Through the book, I began to admire Ken Kocienda. He seems such a brilliant professional and also a nice, humble person.
It is great to see how things are created and evolve inside Apple. I have learned many things that I had never heard anywhere else. The book is also well written.
Creativity, inc. Overcoming the unseen forces that stand in the way of true inspiration.
Ed Catmull, Amy Wallance.
It is a biography about Pixar Studios and, at the same time, a treat on how to be creative in a big corporation. I find the creative part challenging to apply to a small group or an individual. In any case, it is worth reading.
Here Apple is not the center of the book. But, despite that, Catmull talks about Steve Jobs in a critical period of his life. That helps to understand the character and how the relationship with Apple was as a company.
To Pixar and Beyond My unlikely journey with Steve Jobs to make entertainment history.
November 1, 2016.
He talks about the business side of the life of Pixar. It is very complementary to the book of Ed Catmull, Creativity, inc. Steve Jobs is a relevant character in the book and gives us another perspective about him.
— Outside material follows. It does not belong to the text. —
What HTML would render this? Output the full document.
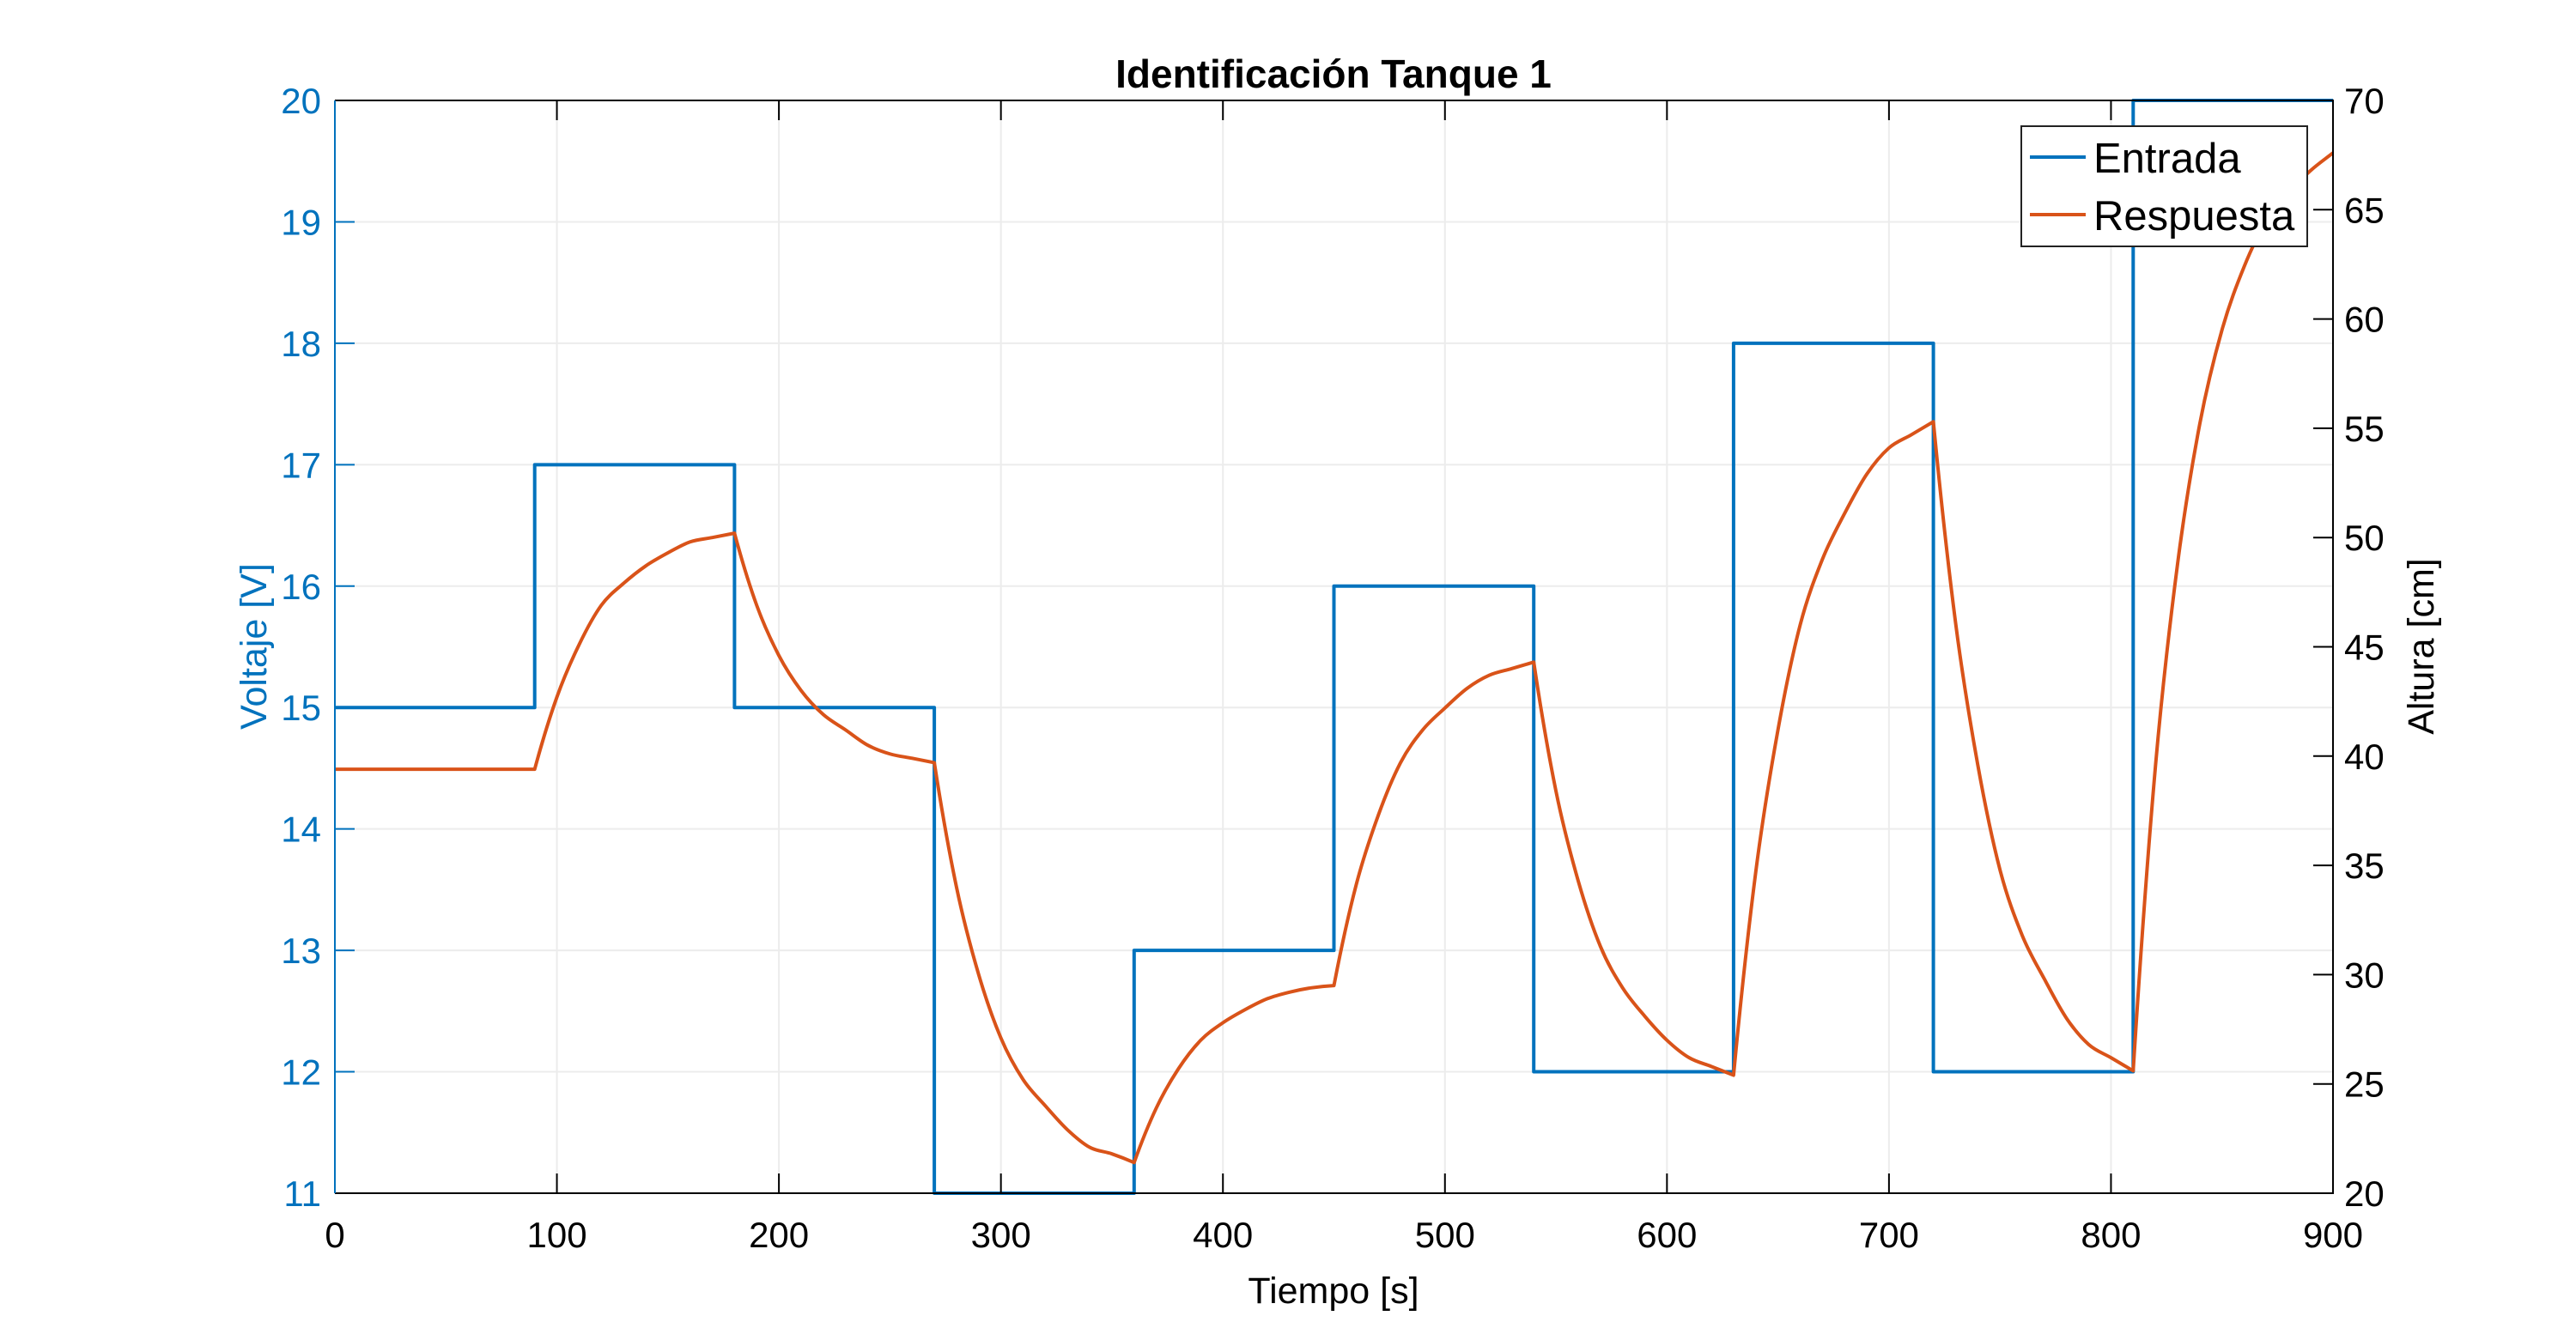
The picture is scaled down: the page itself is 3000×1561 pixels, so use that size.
<!DOCTYPE html>
<html><head><meta charset="utf-8"><style>
html,body{margin:0;padding:0;background:#fff;}
svg{display:block;font-family:"Liberation Sans",Arial,sans-serif;}
</style></head><body>
<svg id="chart" width="3000" height="1561" viewBox="0 0 3000 1561" xmlns="http://www.w3.org/2000/svg">
<rect width="3000" height="1561" fill="#fff"/>
<g id="grid"></g>
<g id="series"></g>
<g id="axes"></g>
<text x="1553" y="102" font-size="46" font-weight="bold" text-anchor="middle">Identificación Tanque 1</text>
<text x="1553" y="1518" font-size="43" text-anchor="middle">Tiempo [s]</text>
<text x="0" y="0" font-size="43" fill="#0072BD" text-anchor="middle" transform="translate(310,753) rotate(-90)">Voltaje [V]</text>
<text x="0" y="0" font-size="43" text-anchor="middle" transform="translate(2834,753) rotate(-90)">Altura [cm]</text>
<g>
<rect x="2354" y="147" width="333" height="140" fill="#fff" stroke="#222" stroke-width="2"/>
<line x1="2364" y1="183" x2="2429" y2="183" stroke="#0072BD" stroke-width="4"/>
<text x="2438" y="201" font-size="49">Entrada</text>
<line x1="2364" y1="250" x2="2429" y2="250" stroke="#D95319" stroke-width="4"/>
<text x="2438" y="268" font-size="49">Respuesta</text>
</g>
</svg>
<script>
const stepTimes = [0,90,180,270,360,450,540,630,720,810];
const stepLevels = [15,17,15,11,13,16,12,18,12,20];
const respTimes = [0,10,20,30,40,50,60,70,80,90,100,110,120,130,140,150,160,170,180,190,200,210,220,230,240,250,260,270,280,290,300,310,320,330,340,350,360,370,380,390,400,410,420,430,440,450,460,470,480,490,500,510,520,530,540,550,560,570,580,590,600,610,620,630,640,650,660,670,680,690,700,710,720,730,740,750,760,770,780,790,800,810,820,830,840,850,860,870,880,890,900];
const respValues = [39.4,39.4,39.4,39.4,39.4,39.4,39.4,39.4,39.4,39.4,
42.7,45.1,46.9,47.9,48.7,49.3,49.8,50.0,50.2,
46.9,44.6,43.0,41.9,41.2,40.5,40.1,39.9,39.7,
34.0,30.0,27.1,25.2,24.0,22.9,22.1,21.8,21.4,
23.9,25.7,27.0,27.8,28.4,28.9,29.2,29.4,29.5,
34.1,37.3,39.7,41.2,42.2,43.1,43.7,44.0,44.3,
38.4,34.3,31.3,29.4,28.1,27.0,26.2,25.8,25.4,
34.7,41.2,46.0,49.0,51.1,52.9,54.1,54.7,55.3,
46.1,39.6,34.8,31.8,29.8,28.0,26.8,26.2,25.6,
39.5,48.8,55.2,59.5,62.4,64.5,65.8,66.8,67.6];
const xTicks = [0,100,200,300,400,500,600,700,800,900];
const yLeftTicks = [11,12,13,14,15,16,17,18,19,20];
const yRightTicks = [20,25,30,35,40,45,50,55,60,65,70];

const L=390,R=2717,T=117,B=1390;
const xs=t=>L+(t-0)/(900-0)*(R-L);
const yl=v=>B-(v-11)/(20-11)*(B-T);
const yr=v=>B-(v-20)/(70-20)*(B-T);
const NS="http://www.w3.org/2000/svg";
function mk(tag,attrs,parent){const e=document.createElementNS(NS,tag);for(const k in attrs)e.setAttribute(k,attrs[k]);parent.appendChild(e);return e;}
const grid=document.getElementById('grid'),series=document.getElementById('series'),axes=document.getElementById('axes');

xTicks.forEach(t=>{
  const g=mk('line',{x1:xs(t),x2:xs(t),y1:T,y2:B,stroke:'#ececec','stroke-width':2},grid);
  
  
  const tb=mk('line',{x1:xs(t),x2:xs(t),y1:B,y2:B-23,stroke:'#000','stroke-width':2},axes);
  
  
  const tt=mk('line',{x1:xs(t),x2:xs(t),y1:T,y2:T+23,stroke:'#000','stroke-width':2},axes);
  
  
  const lb=mk('text',{x:xs(t),y:B+63,'font-size':42,'text-anchor':'middle'},axes);
  lb.textContent=t;
  
  
});
yLeftTicks.forEach(v=>{
  const g=mk('line',{x1:L,x2:R,y1:yl(v),y2:yl(v),stroke:'#ececec','stroke-width':2},grid);
  
  
  const tk=mk('line',{x1:L,x2:L+23,y1:yl(v),y2:yl(v),stroke:'#0072BD','stroke-width':2},axes);
  
  
  const lb=mk('text',{x:374,y:yl(v)+15,'font-size':42,'text-anchor':'end',fill:'#0072BD'},axes);
  lb.textContent=v;
  
  
});
yRightTicks.forEach(v=>{
  const tk=mk('line',{x1:R,x2:R-23,y1:yr(v),y2:yr(v),stroke:'#000','stroke-width':2},axes);
  
  
  const lb=mk('text',{x:2730,y:yr(v)+15,'font-size':42,'text-anchor':'start'},axes);
  lb.textContent=v;
  
  
});
const fr=mk('path',{d:`M${L},${T}H${R}V${B}H${L}`,fill:'none',stroke:'#000','stroke-width':2},axes);


const la=mk('line',{x1:L,x2:L,y1:T,y2:B,stroke:'#0072BD','stroke-width':2},axes);



let d='';
stepTimes.forEach((t,i)=>{
  const tEnd=i+1<stepTimes.length?stepTimes[i+1]:900;
  d+=(i===0?'M':'L')+xs(t)+','+yl(stepLevels[i])+'L'+xs(tEnd)+','+yl(stepLevels[i]);
});
const p1=mk('path',{d:d,fill:'none',stroke:'#0072BD','stroke-width':4,'stroke-linejoin':'round'},series);



// smooth curve through response points, breaking smoothness at step times
const isBreak=t=>stepTimes.indexOf(t)>=0;
const px=respTimes.map(xs), py=respValues.map(yr);
const n=px.length;
const tang=[];
for(let i=0;i<n;i++){
  const hasPrev=i>0, hasNext=i<n-1;
  if(isBreak(respTimes[i])||!hasPrev||!hasNext){
    tang.push({prev: hasPrev?(py[i]-py[i-1])/(px[i]-px[i-1]):0, next: hasNext?(py[i+1]-py[i])/(px[i+1]-px[i]):0});
  } else {
    const s1=(py[i]-py[i-1])/(px[i]-px[i-1]), s2=(py[i+1]-py[i])/(px[i+1]-px[i]);
    let m=(s1*s2<=0)?0:(s1+s2)/2;
    tang.push({prev:m,next:m});
  }
}
let d2='M'+px[0]+','+py[0];
for(let i=0;i<n-1;i++){
  const h=px[i+1]-px[i];
  const m0=tang[i].next, m1=tang[i+1].prev;
  // one-sided endpoints: use secant-based smoothing for break points
  let a=m0, b=m1;
  if(isBreak(respTimes[i])&&i>0){const s=(py[i+1]-py[i])/h; const s2=i+2<n?(py[i+2]-py[i+1])/(px[i+2]-px[i+1]):s; a=1.5*s-0.5*s2;}
  if(isBreak(respTimes[i+1])&&i+1<n){const s=(py[i+1]-py[i])/h; const s0=i>0?(py[i]-py[i-1])/(px[i]-px[i-1]):s; b=1.5*s-0.5*s0; if(isBreak(respTimes[i]))b=s;}
  if(i===0)a=0;
  d2+='C'+(px[i]+h/3)+','+(py[i]+a*h/3)+' '+(px[i+1]-h/3)+','+(py[i+1]-b*h/3)+' '+px[i+1]+','+py[i+1];
}
const p2=mk('path',{d:d2,fill:'none',stroke:'#D95319','stroke-width':4,'stroke-linejoin':'round'},series);


</script>
</body></html>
The Pixar Touch The Making of a Company.
David A. Price.
Ed Catmull's book helps the reader to know Pixar from the origin, the vision of one of the co-founders. The emphasis is on the creative side. Next, Lawrence Levy explains the perspective of a CFO. Finally, David A. Price gives a more overall vision of someone who has studied Pixar from the outside. This book is less relevant for people interested in Steve Jobs and Apple. Despite that, it helps to understand Pixar and Jobs from another point of view.